Gather each line containing the string "this" from these entries.

____ Data entries

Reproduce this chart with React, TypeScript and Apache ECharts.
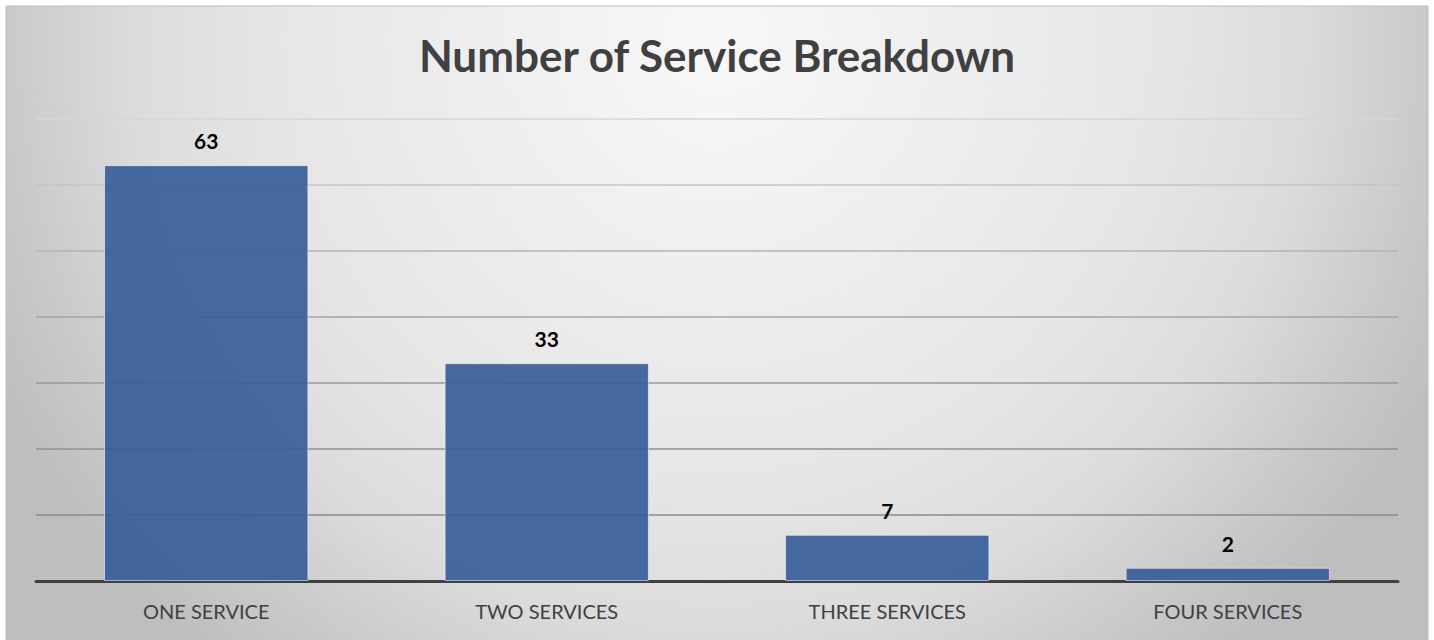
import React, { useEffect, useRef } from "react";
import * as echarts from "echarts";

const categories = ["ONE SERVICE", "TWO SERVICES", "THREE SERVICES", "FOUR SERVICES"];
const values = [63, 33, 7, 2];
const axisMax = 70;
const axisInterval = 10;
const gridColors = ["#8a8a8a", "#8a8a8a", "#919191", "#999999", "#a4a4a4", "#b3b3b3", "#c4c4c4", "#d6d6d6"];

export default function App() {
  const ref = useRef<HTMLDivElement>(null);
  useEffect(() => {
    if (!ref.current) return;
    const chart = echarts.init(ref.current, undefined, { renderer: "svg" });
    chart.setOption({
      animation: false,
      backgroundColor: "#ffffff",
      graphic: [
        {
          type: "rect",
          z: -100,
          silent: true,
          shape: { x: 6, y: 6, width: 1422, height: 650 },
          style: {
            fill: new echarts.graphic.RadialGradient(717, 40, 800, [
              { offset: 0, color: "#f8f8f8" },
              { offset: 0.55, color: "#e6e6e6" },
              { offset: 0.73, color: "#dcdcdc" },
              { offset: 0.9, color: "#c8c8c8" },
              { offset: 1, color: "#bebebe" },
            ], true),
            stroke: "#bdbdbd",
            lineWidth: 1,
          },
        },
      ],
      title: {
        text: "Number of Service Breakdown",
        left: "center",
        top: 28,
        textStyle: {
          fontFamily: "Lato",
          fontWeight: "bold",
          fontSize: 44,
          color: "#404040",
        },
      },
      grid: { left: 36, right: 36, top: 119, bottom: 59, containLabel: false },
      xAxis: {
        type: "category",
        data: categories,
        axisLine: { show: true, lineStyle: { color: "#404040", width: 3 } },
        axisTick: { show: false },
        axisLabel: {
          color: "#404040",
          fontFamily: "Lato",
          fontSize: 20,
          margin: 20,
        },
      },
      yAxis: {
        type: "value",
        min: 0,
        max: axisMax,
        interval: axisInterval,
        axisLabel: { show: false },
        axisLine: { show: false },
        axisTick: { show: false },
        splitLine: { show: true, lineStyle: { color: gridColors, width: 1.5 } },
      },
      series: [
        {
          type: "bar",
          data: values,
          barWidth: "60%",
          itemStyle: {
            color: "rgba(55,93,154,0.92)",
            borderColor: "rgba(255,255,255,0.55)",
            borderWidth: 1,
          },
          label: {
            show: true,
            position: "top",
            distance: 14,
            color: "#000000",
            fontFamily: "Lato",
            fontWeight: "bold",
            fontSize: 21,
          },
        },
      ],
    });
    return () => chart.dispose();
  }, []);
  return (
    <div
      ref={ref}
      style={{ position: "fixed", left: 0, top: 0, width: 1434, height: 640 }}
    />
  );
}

________
____ Data entries

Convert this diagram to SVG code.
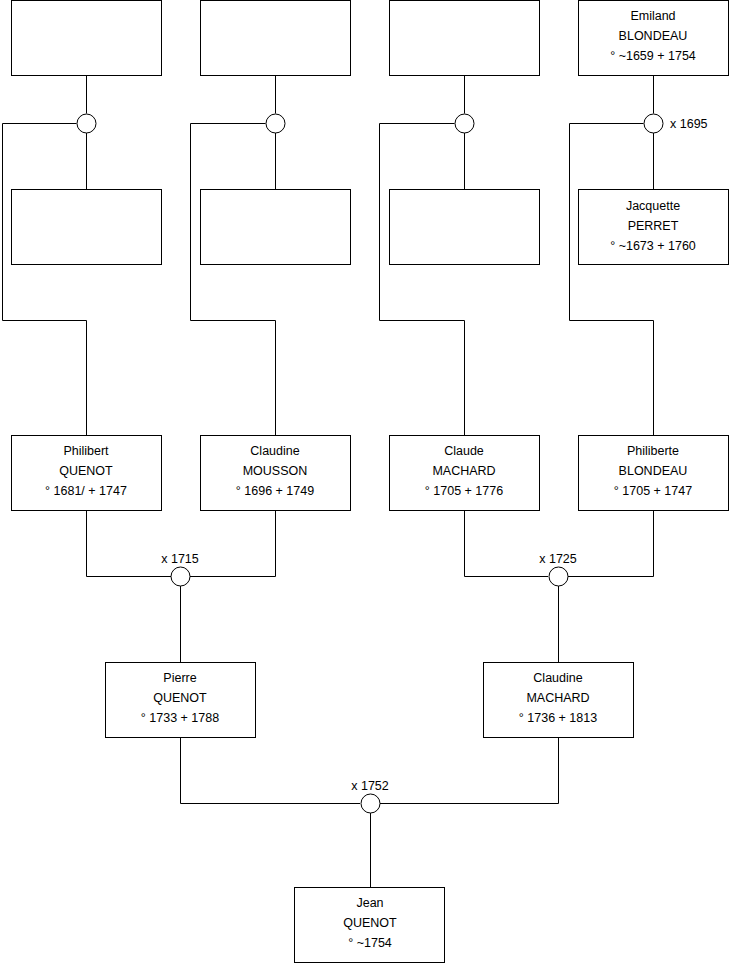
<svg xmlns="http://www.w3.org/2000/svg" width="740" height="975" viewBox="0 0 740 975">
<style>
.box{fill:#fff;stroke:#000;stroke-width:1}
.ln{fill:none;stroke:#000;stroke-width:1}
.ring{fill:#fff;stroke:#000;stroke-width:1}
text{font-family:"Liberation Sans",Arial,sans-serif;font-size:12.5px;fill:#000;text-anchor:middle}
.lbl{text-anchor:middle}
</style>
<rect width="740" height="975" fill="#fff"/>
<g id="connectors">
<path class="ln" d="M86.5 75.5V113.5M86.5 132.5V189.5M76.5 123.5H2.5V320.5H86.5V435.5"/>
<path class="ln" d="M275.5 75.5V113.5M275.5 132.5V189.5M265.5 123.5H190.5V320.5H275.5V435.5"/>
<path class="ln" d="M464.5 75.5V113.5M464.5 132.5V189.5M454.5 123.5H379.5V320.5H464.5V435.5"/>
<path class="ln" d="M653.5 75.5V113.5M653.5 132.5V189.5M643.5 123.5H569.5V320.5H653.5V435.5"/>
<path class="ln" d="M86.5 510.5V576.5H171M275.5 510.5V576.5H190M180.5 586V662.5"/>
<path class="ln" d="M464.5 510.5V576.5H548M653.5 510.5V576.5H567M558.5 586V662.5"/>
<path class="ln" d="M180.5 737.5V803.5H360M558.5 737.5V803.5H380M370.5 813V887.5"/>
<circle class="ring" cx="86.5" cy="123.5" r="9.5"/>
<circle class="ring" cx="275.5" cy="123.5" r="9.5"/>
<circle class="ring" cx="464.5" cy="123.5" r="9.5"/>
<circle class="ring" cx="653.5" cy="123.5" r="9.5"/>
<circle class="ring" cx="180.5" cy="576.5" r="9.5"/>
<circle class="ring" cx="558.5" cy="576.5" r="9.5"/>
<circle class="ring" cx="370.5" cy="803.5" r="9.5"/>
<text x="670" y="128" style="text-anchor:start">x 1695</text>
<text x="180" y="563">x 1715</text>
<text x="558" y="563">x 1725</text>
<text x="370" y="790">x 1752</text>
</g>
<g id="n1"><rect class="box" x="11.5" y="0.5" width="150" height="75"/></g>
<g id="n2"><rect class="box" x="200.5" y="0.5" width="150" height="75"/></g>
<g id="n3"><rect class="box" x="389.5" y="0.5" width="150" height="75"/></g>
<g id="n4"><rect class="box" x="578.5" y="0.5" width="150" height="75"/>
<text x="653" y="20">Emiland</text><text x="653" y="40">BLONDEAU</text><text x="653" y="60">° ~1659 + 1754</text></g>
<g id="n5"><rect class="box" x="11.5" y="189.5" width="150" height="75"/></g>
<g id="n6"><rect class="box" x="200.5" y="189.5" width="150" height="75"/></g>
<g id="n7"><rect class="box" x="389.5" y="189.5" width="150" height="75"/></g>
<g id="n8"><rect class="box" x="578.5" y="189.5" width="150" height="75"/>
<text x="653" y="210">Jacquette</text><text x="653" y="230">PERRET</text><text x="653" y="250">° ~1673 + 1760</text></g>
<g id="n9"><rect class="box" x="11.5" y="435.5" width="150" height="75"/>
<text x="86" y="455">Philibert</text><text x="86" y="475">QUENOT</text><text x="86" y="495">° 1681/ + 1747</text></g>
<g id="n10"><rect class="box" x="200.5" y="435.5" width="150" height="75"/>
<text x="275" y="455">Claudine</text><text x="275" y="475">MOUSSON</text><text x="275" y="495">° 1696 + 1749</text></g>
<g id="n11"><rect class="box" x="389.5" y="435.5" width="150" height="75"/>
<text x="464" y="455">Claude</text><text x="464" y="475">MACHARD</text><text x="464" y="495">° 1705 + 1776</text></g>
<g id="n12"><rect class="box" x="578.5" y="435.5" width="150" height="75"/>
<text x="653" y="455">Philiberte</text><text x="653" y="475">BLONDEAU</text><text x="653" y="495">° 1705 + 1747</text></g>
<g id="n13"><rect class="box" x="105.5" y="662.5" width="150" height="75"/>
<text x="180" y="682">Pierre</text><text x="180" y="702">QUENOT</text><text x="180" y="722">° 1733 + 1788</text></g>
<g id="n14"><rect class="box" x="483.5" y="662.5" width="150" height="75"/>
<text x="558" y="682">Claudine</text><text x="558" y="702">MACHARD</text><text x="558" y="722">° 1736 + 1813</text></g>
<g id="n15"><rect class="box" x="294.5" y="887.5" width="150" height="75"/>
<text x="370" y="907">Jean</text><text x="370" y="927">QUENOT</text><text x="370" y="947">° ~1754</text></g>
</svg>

________
____ Data entries

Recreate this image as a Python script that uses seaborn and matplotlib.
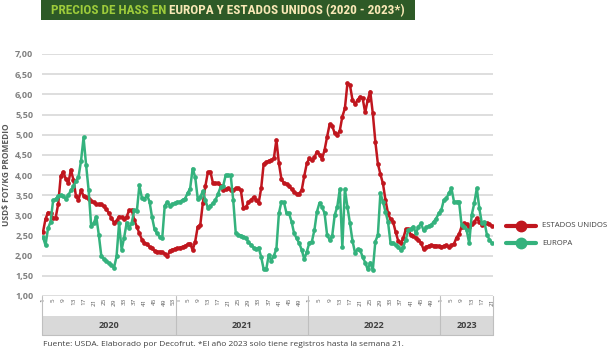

________

> The answer
Reproduce this chart with React, TypeScript and Apache ECharts.
Convert this diagram to SVG code.
Recreate this image as a Python script that uses seaborn and matplotlib.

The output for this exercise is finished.